What are Double Standards and how to Avoid Applying them
America is a great nation, there is no doubt about that, they are kind, generous, hard-working people who strive to maintain a good and decent life. A country formed on certain principles, values, and morals. The thing that bothers someone like me, who admires America, is the double standards that this country sets when it comes to their youth. The distinction presented between maturity and immaturity is really an issue they need to work on.
For instance, in this country the official age of maturity is said to be eighteen years of age. At this age, one is considered to be an adult, with knowledge and responsibilities that apply to adults. It is the magic age when one is believed to be fully developed and mature. This is the age where people are considered competent and reliable enough to manage their own affairs. It is the legal age where one is allowed to vote, to sign up in the military, and go off to war to defend their country.
Except now comes the biggest shock, however, at this age they are not reliable, responsible or mature enough to visit the neighboring bar and have a beer.

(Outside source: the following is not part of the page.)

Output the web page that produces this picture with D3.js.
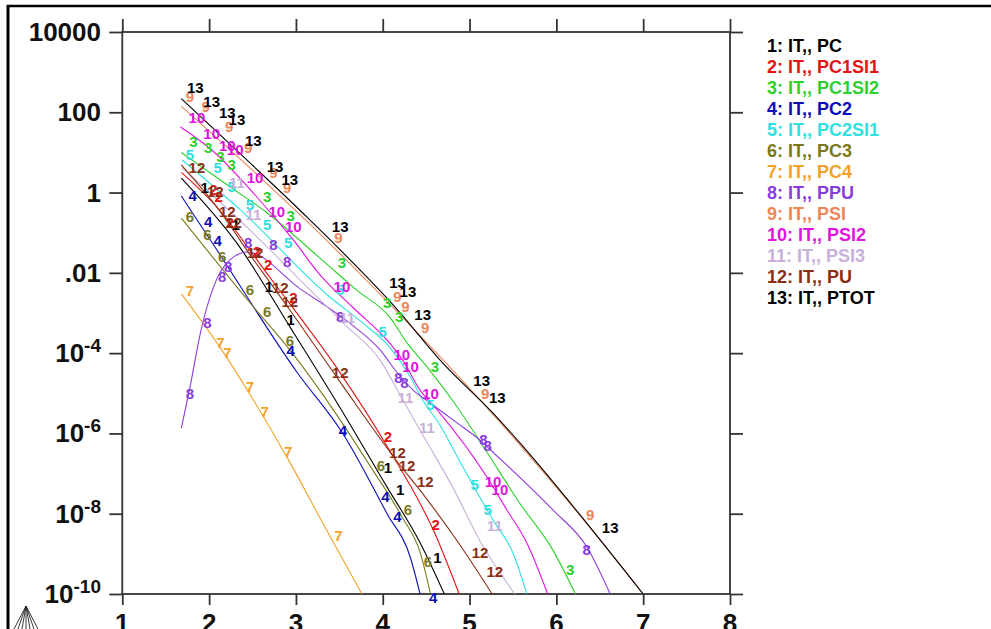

No, that magic age is twenty-one in this country.
What is being questioned is not the age; though it’s difficult to know how they came up with eighteen as the mature age of adulthood, but regardless of the age chosen, would it not be right to assume that once an adult is considered an adult that all rules apply? How can they possibly, and with good conscience say that an eighteen-year-old is old enough to pick up a gun, fill it with bullets, and go off to war and defend their country, and at the same time, contend they are not old enough to have an alcoholic drink? Is this not the most ludicrous, double standard practiced? One could fail to see the cause, or justification, of this ideology.
One can only imagine what these young people must be thinking when, on one hand, the American people praise and honor them, for being brave, responsible, mature individuals, and on the other, send the message across that they are not really brave, responsible, or mature enough because they wouldn’t know how to handle a drink.
As this writer understands it, this rule was applied when the military found out they needed more bodies, more bayonets in the field, even though you had to be twenty-one years to exercise all your rights.
However, then they went and lowered the age to eighteen for some rights, such as voting, but not others, such as the drinking age which stayed the same. Where is the logic in such action?
In stressing and teaching young people to become responsible and self-reliant; is this the proper message to send them? It is no wonder young people are confused, it violates their integrity and it is hypocritical.
If the society contends that eighteen is the mature age of adulthood, then this means that eighteen-year-old individuals are responsible and mature in all areas defined as mature. That same eighteen-year-old who is going off to war in Afghanistan (or any other war) will no doubt be as responsible and mature when handling a drink.
Come on America, maturity is maturity, pick an age, and apply it to all areas. You are sending out the wrong message to your youth by applying one standard for drinking and another pertaining to voting or fighting an enemy. It would seem to me that America, this great, beautiful, and powerful nation would know better than to promote such a double standard principle, and engage in its practice.
From someone who loves America and all it stands for, this is a double standard that needs addressing, and could be easily changed to correspond with all their other noble and splendid rationales.